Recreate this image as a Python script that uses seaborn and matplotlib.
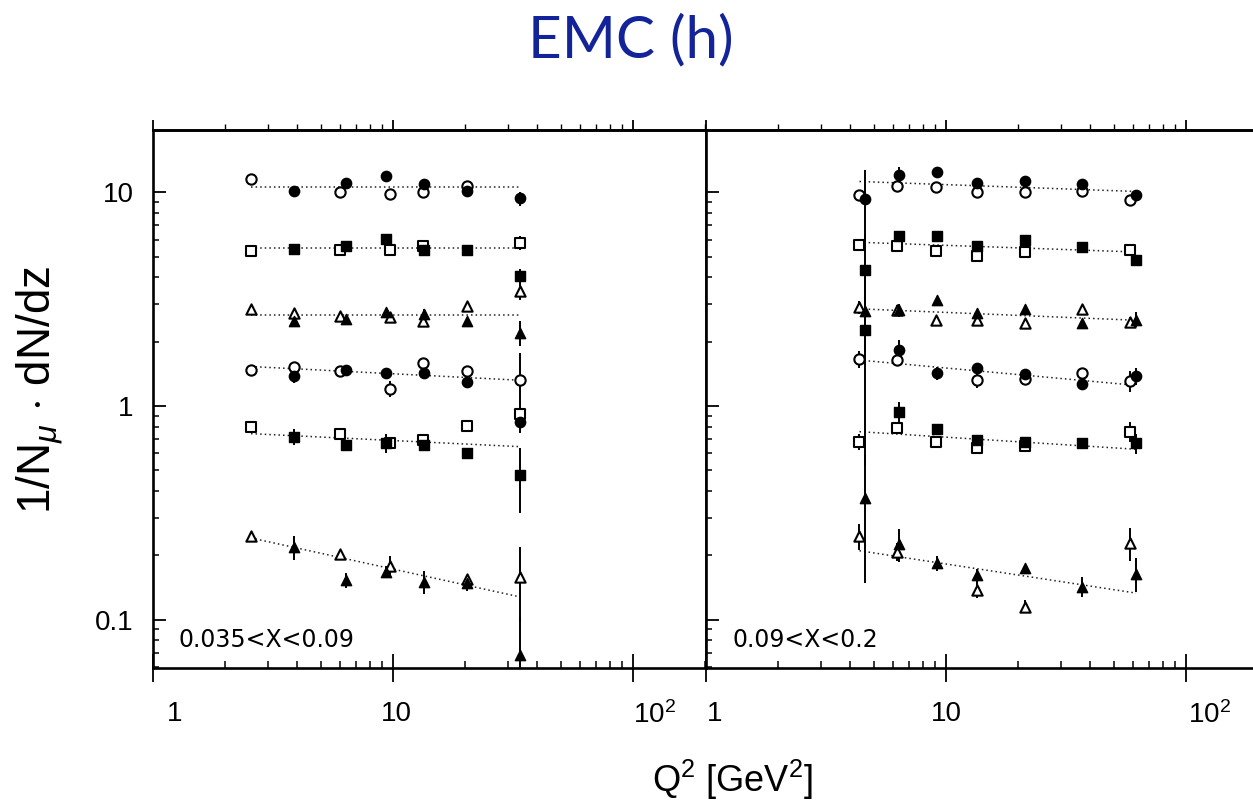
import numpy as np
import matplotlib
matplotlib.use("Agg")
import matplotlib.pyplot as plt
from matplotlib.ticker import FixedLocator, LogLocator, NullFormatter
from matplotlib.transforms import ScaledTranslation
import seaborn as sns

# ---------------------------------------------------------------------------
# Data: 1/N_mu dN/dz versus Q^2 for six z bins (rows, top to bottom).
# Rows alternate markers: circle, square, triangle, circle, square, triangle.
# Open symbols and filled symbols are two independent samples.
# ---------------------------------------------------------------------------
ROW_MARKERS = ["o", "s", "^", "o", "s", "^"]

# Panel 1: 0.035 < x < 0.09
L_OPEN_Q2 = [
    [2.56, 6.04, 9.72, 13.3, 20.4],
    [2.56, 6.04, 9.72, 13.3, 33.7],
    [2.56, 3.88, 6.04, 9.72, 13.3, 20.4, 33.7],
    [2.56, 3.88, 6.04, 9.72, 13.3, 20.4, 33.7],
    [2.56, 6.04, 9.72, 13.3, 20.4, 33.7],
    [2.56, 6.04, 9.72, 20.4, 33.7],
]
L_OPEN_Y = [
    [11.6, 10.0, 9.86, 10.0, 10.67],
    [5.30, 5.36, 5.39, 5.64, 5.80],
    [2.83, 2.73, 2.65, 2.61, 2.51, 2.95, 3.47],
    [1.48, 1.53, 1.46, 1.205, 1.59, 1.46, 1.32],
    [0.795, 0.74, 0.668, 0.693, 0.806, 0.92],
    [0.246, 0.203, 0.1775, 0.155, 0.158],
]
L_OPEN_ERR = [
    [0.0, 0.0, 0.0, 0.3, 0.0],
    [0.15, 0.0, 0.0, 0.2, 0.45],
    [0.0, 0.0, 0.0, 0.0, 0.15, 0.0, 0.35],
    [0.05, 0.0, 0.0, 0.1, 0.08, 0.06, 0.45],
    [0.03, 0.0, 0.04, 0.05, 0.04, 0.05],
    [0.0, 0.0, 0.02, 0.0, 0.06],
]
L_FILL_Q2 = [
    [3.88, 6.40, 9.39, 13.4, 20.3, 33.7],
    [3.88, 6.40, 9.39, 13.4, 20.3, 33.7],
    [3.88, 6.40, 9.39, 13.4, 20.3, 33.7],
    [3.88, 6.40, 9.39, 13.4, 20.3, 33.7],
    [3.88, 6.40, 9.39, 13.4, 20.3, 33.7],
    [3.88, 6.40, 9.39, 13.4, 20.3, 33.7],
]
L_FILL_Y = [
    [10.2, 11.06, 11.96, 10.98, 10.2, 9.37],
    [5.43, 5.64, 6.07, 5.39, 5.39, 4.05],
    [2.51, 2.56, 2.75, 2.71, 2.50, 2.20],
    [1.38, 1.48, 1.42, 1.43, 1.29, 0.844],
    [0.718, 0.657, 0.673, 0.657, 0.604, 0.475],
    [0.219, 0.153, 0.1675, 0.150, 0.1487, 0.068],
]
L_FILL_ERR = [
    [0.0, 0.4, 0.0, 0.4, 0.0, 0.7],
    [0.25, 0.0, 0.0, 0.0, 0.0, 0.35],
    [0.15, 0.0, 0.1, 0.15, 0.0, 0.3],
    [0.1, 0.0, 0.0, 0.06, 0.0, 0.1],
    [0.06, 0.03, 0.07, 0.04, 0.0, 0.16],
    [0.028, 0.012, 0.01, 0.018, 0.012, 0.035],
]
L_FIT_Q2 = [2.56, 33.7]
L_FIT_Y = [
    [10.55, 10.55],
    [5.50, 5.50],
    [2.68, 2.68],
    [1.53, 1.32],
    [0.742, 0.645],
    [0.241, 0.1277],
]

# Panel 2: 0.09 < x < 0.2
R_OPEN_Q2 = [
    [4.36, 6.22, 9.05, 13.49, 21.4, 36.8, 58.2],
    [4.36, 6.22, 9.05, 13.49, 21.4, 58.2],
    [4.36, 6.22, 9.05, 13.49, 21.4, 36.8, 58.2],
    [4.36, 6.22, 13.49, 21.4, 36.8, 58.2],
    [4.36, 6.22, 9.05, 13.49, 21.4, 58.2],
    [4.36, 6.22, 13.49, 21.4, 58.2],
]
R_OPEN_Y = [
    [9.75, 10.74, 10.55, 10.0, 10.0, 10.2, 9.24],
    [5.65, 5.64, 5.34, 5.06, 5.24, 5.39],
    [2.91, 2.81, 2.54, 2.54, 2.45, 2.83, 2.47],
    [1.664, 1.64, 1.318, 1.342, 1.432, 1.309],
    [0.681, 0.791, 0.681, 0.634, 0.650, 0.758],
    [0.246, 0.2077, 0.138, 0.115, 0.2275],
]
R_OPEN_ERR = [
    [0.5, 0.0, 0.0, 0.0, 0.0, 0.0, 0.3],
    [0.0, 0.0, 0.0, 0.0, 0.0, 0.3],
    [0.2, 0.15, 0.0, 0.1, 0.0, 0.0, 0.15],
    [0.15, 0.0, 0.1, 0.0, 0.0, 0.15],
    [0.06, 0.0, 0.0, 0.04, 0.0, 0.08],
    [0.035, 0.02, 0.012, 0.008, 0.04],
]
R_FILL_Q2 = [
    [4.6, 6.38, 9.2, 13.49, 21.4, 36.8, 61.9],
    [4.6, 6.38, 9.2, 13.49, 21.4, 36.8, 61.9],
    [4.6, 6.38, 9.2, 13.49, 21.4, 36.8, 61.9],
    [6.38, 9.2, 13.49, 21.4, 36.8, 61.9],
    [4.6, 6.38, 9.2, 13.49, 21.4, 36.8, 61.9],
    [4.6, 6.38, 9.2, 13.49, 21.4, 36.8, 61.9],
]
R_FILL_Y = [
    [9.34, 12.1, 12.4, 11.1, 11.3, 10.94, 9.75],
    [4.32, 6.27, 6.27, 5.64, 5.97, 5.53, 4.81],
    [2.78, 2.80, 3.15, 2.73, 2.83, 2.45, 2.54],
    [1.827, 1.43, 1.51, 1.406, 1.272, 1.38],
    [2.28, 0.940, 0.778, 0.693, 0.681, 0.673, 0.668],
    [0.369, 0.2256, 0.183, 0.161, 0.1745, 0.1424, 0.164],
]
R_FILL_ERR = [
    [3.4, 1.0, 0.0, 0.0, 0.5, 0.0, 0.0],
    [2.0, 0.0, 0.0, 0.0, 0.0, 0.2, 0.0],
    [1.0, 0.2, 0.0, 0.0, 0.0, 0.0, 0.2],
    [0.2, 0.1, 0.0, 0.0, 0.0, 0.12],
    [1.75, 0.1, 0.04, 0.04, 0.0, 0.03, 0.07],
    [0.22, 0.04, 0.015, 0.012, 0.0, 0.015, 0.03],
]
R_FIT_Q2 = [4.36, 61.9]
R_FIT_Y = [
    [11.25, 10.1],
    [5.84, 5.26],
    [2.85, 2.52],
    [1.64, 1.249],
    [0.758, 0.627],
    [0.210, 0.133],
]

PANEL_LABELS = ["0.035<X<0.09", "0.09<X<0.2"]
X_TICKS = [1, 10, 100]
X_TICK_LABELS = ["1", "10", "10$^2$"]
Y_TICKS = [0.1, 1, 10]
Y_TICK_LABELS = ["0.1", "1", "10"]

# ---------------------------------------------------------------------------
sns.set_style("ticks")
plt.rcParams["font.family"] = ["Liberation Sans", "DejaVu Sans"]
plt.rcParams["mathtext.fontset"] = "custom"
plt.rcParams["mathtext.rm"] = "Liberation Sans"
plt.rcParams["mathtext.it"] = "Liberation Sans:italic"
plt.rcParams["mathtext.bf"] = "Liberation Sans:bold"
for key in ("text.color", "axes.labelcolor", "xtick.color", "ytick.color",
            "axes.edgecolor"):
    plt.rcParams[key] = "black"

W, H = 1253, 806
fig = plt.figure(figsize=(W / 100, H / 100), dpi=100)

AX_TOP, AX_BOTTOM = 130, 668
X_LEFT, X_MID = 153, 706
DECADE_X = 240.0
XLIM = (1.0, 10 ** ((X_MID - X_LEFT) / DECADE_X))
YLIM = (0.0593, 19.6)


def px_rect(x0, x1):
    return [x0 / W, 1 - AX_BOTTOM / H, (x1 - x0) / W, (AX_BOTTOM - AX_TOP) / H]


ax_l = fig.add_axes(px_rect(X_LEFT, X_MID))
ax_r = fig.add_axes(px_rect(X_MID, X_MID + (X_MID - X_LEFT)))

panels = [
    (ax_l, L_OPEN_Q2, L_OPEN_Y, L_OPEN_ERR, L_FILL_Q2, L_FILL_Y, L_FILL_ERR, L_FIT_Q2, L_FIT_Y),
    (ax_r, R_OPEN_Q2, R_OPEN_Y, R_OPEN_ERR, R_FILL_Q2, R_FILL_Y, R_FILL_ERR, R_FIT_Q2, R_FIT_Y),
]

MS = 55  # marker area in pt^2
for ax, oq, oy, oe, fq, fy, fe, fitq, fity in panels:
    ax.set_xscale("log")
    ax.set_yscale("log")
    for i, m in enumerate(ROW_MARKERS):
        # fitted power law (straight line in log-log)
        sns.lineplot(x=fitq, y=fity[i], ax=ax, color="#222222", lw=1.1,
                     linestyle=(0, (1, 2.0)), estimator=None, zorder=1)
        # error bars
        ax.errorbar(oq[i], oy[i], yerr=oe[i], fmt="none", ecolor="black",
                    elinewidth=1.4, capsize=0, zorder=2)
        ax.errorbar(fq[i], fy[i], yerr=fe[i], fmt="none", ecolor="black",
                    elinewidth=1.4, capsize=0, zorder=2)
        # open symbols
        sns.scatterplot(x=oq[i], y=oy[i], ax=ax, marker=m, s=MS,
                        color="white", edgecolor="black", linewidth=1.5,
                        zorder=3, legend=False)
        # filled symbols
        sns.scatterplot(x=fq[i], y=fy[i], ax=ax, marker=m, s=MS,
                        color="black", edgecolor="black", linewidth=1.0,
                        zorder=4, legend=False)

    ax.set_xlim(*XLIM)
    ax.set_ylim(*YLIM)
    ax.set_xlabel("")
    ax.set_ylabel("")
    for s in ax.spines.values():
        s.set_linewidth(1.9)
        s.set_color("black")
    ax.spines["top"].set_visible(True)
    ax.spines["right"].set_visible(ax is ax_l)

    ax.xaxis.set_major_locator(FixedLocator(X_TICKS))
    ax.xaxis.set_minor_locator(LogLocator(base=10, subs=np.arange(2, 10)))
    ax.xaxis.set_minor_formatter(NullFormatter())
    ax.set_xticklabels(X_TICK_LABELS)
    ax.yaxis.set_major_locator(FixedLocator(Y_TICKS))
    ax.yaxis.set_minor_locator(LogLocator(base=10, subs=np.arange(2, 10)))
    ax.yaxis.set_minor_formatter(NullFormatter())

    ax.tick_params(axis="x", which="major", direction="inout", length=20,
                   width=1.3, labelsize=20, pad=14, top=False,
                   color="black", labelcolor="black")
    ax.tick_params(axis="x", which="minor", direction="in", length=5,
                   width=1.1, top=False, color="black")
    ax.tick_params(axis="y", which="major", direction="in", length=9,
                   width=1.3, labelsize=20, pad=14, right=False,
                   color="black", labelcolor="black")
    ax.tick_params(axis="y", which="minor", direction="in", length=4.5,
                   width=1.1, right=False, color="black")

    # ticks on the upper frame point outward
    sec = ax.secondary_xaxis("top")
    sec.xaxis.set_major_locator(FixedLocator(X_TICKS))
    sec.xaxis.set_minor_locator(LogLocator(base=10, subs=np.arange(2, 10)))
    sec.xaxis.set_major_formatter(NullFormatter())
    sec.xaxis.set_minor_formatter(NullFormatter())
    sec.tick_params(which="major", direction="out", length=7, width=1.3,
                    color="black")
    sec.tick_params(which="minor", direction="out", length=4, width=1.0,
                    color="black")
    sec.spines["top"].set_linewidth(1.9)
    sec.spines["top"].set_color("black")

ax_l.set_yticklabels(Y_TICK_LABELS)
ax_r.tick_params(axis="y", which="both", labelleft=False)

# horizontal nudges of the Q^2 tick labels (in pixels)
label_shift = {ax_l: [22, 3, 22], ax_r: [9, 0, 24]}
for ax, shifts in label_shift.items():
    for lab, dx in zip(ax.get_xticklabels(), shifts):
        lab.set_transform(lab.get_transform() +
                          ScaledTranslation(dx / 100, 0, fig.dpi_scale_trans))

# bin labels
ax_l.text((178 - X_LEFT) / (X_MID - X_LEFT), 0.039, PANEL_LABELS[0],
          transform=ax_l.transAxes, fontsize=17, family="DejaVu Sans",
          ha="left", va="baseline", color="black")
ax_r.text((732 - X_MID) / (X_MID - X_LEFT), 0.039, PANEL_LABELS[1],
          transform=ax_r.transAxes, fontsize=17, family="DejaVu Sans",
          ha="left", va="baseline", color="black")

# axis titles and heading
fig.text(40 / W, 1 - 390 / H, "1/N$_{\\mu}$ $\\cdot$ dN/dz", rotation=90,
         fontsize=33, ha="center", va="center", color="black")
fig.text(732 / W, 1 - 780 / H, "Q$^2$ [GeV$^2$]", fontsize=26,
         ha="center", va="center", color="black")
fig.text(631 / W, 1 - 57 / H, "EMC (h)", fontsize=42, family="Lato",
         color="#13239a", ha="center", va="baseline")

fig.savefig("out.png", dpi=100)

* * *

WRITTEN INSTRUCTION: Leave the pictures out and reproduce exactly the lines from the top of the listing above through the line with "import seaborn as sns".

TASK ANSWER:
Recreate this image as a Python script that uses seaborn and matplotlib.
import numpy as np
import matplotlib
matplotlib.use("Agg")
import matplotlib.pyplot as plt
from matplotlib.ticker import FixedLocator, LogLocator, NullFormatter
from matplotlib.transforms import ScaledTranslation
import seaborn as sns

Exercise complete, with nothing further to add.